Анализируя содержательное богатство текстов этого периода – все американцы, способные выражать свои мысли в это время, по-видимому, овладели словарем социологии свободы, – Вуд прослеживает возникновение новой парадигмы демократической политики, разработанной лидерами федералистской теории, стремившимися преодолеть кризис, вызванный провалом природной аристократии, – хотя не всегда понятно, хотели ли они найти ей замену или всего лишь возродить ее. Ключевое изменение затронуло новые смыслы понятия «народ». Он уже не представлялся состоящим из различных групп, каждой из которых присущи свои качества и функции, а казался столь единообразным, что едва ли имело большое значение, какие черты ему приписывали. Далее, различная деятельность, связанная с правлением, – по сути, все так же ассоциируемая с законодательством, судом и исполнительной властью, почерпнутыми из теории разделения властей, – как предполагалось, должна осуществляться не напрямую социальными группами, обладающими нужными способностями, а опосредованно, отдельными людьми; их право на власть было связано с тем, что они действовали как представители народа. Вся власть оказалась доверена представителям, и любое осуществление их полномочий служило формой представления народа. Если народ был недифференцированной массой, обладающей бесконечно разнообразными качествами, то он также обладал бесконечной способностью к разграничению различных видов власти и самовоплощению посредством столь же разных видов представительства. Народ прошел долгий путь от флорентийской materia.

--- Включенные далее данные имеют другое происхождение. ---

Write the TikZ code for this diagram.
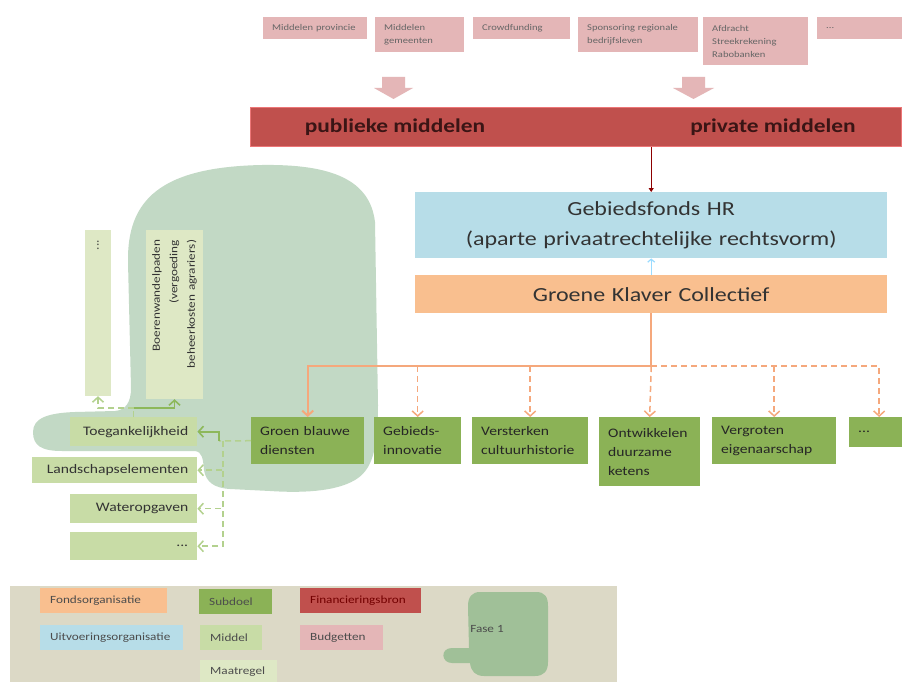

Возникло различие между осуществлением власти в правительстве и властью назначать представителей для ее осуществления; и теперь можно было с одинаковым успехом утверждать, что все управление принадлежало народу и что народ совершенно устранялся от управления, оставив заниматься им различным представителям, которые, уже находясь там, где можно научиться искусству управления, приобретали черты старой природной аристократии или специализированных немногих. Руссо, полагавший, что volonté générale1264 никогда не должна участвовать в принятии конкретных решений, вероятно, одобрил бы различие между учреждающим и управляющим народом, и, может быть, присоединился бы к федералистам, поскольку считал, что ridurre, о котором говорил Макиавелли, обеспечивается тем, что народ всегда волен устроить конституционную ревизию, которая потенциально неотвратима1265. В этом отношении, по крайней мере, народ был активен в самом прямом смысле этого слова. Чего бы Руссо не одобрил – и что не является частью рассматриваемой нами республиканской традиции, – так это универсального введения отношений между представителями и представляемыми; и здесь мысль федералистов ближе к Средневековью, чем к Античности, к монархии, чем к республике, – можно даже сказать, ближе к Гоббсу, чем к Локку.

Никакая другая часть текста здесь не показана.